The way I plotted this understates the number of Nobels that have come from a couple of major cities: particularly New York City, which is the birthplace of a huge number of laureates. NYC-proper is the birthplace of 13 Physics, 11 Medicine, 7 Economics, 5 Chemistry, and 2 Literature laureates; and 8 Turing Award winners, and 1 Fields Medallist. There are quite a few more who were born in what I assume is the NYC metro area. It would've made sense to make the marker area bigger rather than use opacity stacking, but I hope this warning still gets the picture across.

My code is below:

import pandas as pd
import numpy as np
import plotly.graph_objects as go
from collections import namedtuple

# I define some NamedTuples in a list called prizes here
# omitted for brevity.

for prize in prizes:
    filename = f"{prize.name}.csv"
    df = pd.read_csv(filename)
    data=go.Scattergeo(
        name=prize.graph_title,
        visible=True if prize.name == "physics" else "legendonly",
        lon=df["lon"] + 0.05*np.random.randn(len(df["lon"])),
        lat=df["lat"] + 0.05*np.random.randn(len(df["lat"])),
        hovertext=df["itemLabel"],
        mode="markers",
        marker=dict(
            symbol='circle',
            color=prize.color,
            size=7,
            opacity=0.3,
            )
        )
    all_data.append(data)

layout = dict(
    title="Nobel Laureate Birthplaces",
    geo=dict(
        scope="world",
        projection_type="robinson",
        showland=True,
        landcolor="#e6e6e6"
        ),
    margin=dict(b=20, l=20, r=20, t=40)
    )

fig = go.Figure(
        data=all_data,
        layout=layout
    )
fig.write_html("nobel_birthplace_map.html", auto_open=True)

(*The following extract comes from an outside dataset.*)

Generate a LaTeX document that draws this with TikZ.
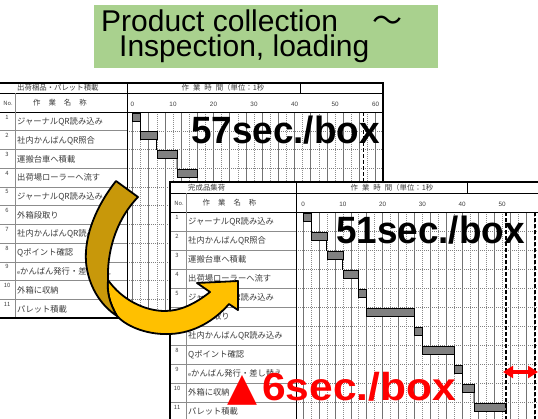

  1. Mostly based on who they've given the award to. I'm only half-joking when I say I consider the Peace Prize on par with the Eurovision. That said, I don't want to diminish the work of the majority of the Peace laureates, who have done extremely worthwhile things. Similarly, my respect for the Literature Prize was dented with the award given to Bob Dylan, who is probably the most overrated songwriters/musicians of all time.